Añade crudeza al relato, lanzando mensajes más categóricos. La diferencia de los vestuarios entre clases, por ejemplo, que deja asomar una incipiente modernidad en unos, mientras otros visten harapos medievales. Pero sobre todo a mi me impresiona mucho que a “La Charito” de la novela en la película se la llama sólo y siempre “La Niña Chica”, poniendo de relieve la consideración casi “infrahumana” que se le da. Difícil de digerir, como mínimo.
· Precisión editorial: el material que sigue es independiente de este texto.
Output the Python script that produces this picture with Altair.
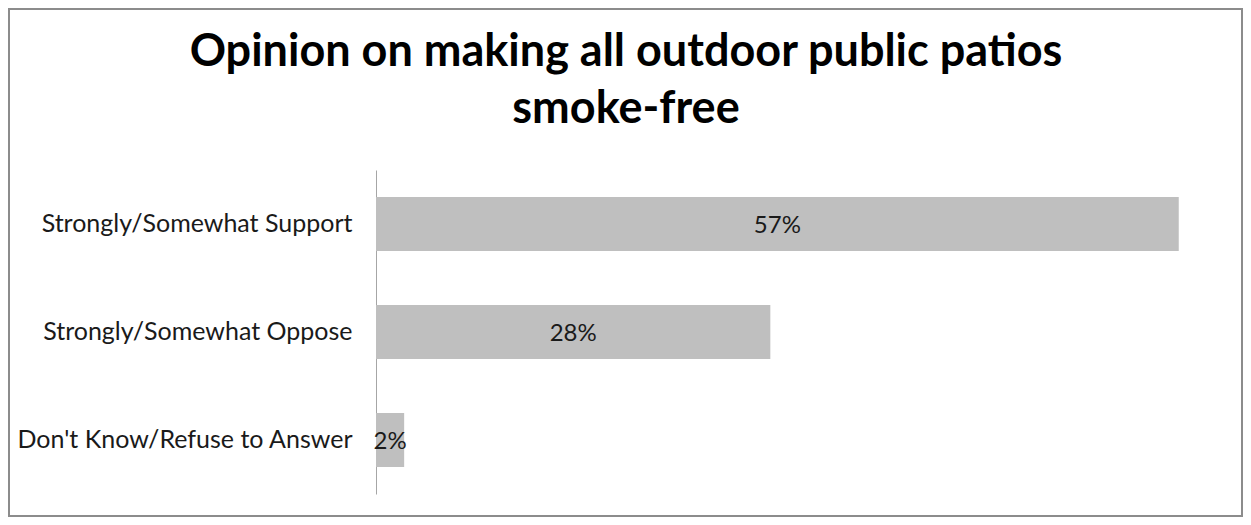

Añade esa música maravillosa de Antón García Abril, primitiva, casi tribal que subraya los momentos de máxima intensidad al final de cada “capítulo”. Te pone los pelos de punta.

Y añade sobre todo el valor que aporta un trabajo actoral inconmensurable. Ese Agustín González como Guarda Mayor, cornudo y tenso como un arco, humillado y tal vez por ello violento. Esa enorme Terele Pávez, la Régula, que es el sostén moral de la familia, resistente, leal, dura… todo lo cuenta con 4 palabras y 3 gestos, ni uno más. Paco Rabal, ese hombre, ese niño grande “una miaja inocente” que no pisa la tierra, sino que pertenece a ella. Imposible imaginar a nadie más en la piel de Azarías. Verle gritar, decir o susurrar ese repetitivo “milana, bonita” es estremecedor.

Juan Diego como el señorito Iván es el mejor villano de la historia del cine. Así de categórico soy. El actor borda este personaje, triunfador, biencomido y hasta simpaticote pero que es la quintaesencia del mal. Es un cóctel perfecto de educación machista, arrogancia de clase vencedora y superioridad social por una parte, pero completado con una arbitrariedad caprichosa, una ambición insaciable y una patológica falta de empatía con el dolor del prójimo. Absolutamente aterrador, Juan Diego en Los santos Inocentes ES el mal.

Y sobre todo ese Paco El Bajo de Alfredo Landa. El eterno “españolito medio”, un gran actor hasta en películas infumables, que cuando por fin tiene entre manos un personaje a su altura realiza una obra maestra. Se mueve conmovedoramente entre la dignidad y la humillación, entre el servilismo y la sana lealtad, entre la ilusión y la decepción… con una riqueza de matices que permite revisar una y otra vez su interpretación y descubrir mensajes nuevos cada vez.  Landa es el “hombre normal” por antonomasia, con toda la grandeza y toda la mierda que ello conlleva.

En una película donde se ahorca a un hombre en pantalla, la escena de violencia más brutal es otra: cuando el guarda mayor decide que la chica, Nieves, ya es “pollina” suficiente como para entrar a servir en la casa grande, a pesar de que Paco El Bajo insiste tímidamente en que ellos, sus padres, quieren que vaya a la escuela,  siendo esto ni siquiera denegado, sino simplemente ignorado (no merece la pena ni ser escuchado). La mirada que se intercambian entonces Paco y Régula, de absoluta desesperanza amordazada con miedo, asumiendo que se les está robando el futuro en ese instante una vez más, una generación más. Absolutamente terrorífico.